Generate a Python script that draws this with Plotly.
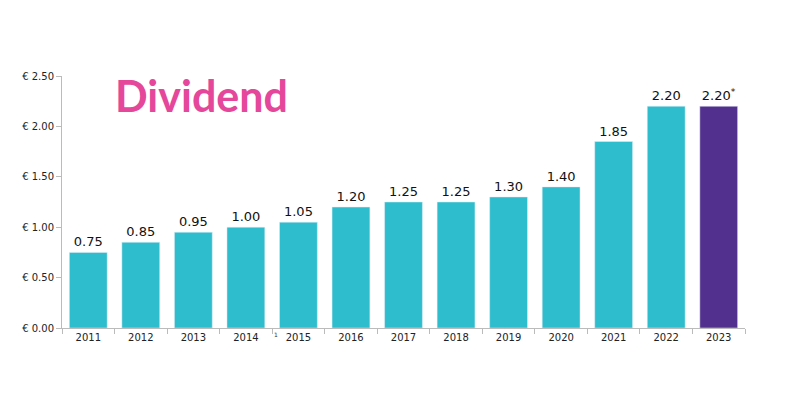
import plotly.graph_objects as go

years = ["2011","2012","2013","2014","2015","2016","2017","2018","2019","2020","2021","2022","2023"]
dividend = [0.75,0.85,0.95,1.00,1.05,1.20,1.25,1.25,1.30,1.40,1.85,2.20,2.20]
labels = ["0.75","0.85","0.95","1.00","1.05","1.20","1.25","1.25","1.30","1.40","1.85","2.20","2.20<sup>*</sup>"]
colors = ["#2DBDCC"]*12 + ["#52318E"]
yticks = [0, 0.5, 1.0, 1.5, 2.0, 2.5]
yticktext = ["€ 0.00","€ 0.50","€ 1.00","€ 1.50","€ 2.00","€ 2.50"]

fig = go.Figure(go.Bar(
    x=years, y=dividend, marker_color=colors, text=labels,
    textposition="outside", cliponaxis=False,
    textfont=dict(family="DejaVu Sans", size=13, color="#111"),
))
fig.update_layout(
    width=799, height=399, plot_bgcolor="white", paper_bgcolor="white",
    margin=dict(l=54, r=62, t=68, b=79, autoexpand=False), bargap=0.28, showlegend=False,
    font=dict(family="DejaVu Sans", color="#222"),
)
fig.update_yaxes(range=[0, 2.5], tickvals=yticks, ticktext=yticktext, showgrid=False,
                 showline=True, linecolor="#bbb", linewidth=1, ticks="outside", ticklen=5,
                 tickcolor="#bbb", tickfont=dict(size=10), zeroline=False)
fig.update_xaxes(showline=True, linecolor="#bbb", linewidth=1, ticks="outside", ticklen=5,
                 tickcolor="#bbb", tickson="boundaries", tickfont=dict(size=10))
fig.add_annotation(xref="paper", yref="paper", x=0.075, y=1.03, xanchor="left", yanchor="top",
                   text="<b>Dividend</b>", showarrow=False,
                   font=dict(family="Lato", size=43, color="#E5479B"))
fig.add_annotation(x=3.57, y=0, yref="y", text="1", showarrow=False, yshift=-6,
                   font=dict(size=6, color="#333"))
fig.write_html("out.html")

☆ ☆ ☆ ☆ ☆

Go through the material above and print all of it exactly, except the pictures.

CORRECT RESULT
Generate a Python script that draws this with Plotly.
import plotly.graph_objects as go

years = ["2011","2012","2013","2014","2015","2016","2017","2018","2019","2020","2021","2022","2023"]
dividend = [0.75,0.85,0.95,1.00,1.05,1.20,1.25,1.25,1.30,1.40,1.85,2.20,2.20]
labels = ["0.75","0.85","0.95","1.00","1.05","1.20","1.25","1.25","1.30","1.40","1.85","2.20","2.20<sup>*</sup>"]
colors = ["#2DBDCC"]*12 + ["#52318E"]
yticks = [0, 0.5, 1.0, 1.5, 2.0, 2.5]
yticktext = ["€ 0.00","€ 0.50","€ 1.00","€ 1.50","€ 2.00","€ 2.50"]

fig = go.Figure(go.Bar(
    x=years, y=dividend, marker_color=colors, text=labels,
    textposition="outside", cliponaxis=False,
    textfont=dict(family="DejaVu Sans", size=13, color="#111"),
))
fig.update_layout(
    width=799, height=399, plot_bgcolor="white", paper_bgcolor="white",
    margin=dict(l=54, r=62, t=68, b=79, autoexpand=False), bargap=0.28, showlegend=False,
    font=dict(family="DejaVu Sans", color="#222"),
)
fig.update_yaxes(range=[0, 2.5], tickvals=yticks, ticktext=yticktext, showgrid=False,
                 showline=True, linecolor="#bbb", linewidth=1, ticks="outside", ticklen=5,
                 tickcolor="#bbb", tickfont=dict(size=10), zeroline=False)
fig.update_xaxes(showline=True, linecolor="#bbb", linewidth=1, ticks="outside", ticklen=5,
                 tickcolor="#bbb", tickson="boundaries", tickfont=dict(size=10))
fig.add_annotation(xref="paper", yref="paper", x=0.075, y=1.03, xanchor="left", yanchor="top",
                   text="<b>Dividend</b>", showarrow=False,
                   font=dict(family="Lato", size=43, color="#E5479B"))
fig.add_annotation(x=3.57, y=0, yref="y", text="1", showarrow=False, yshift=-6,
                   font=dict(size=6, color="#333"))
fig.write_html("out.html")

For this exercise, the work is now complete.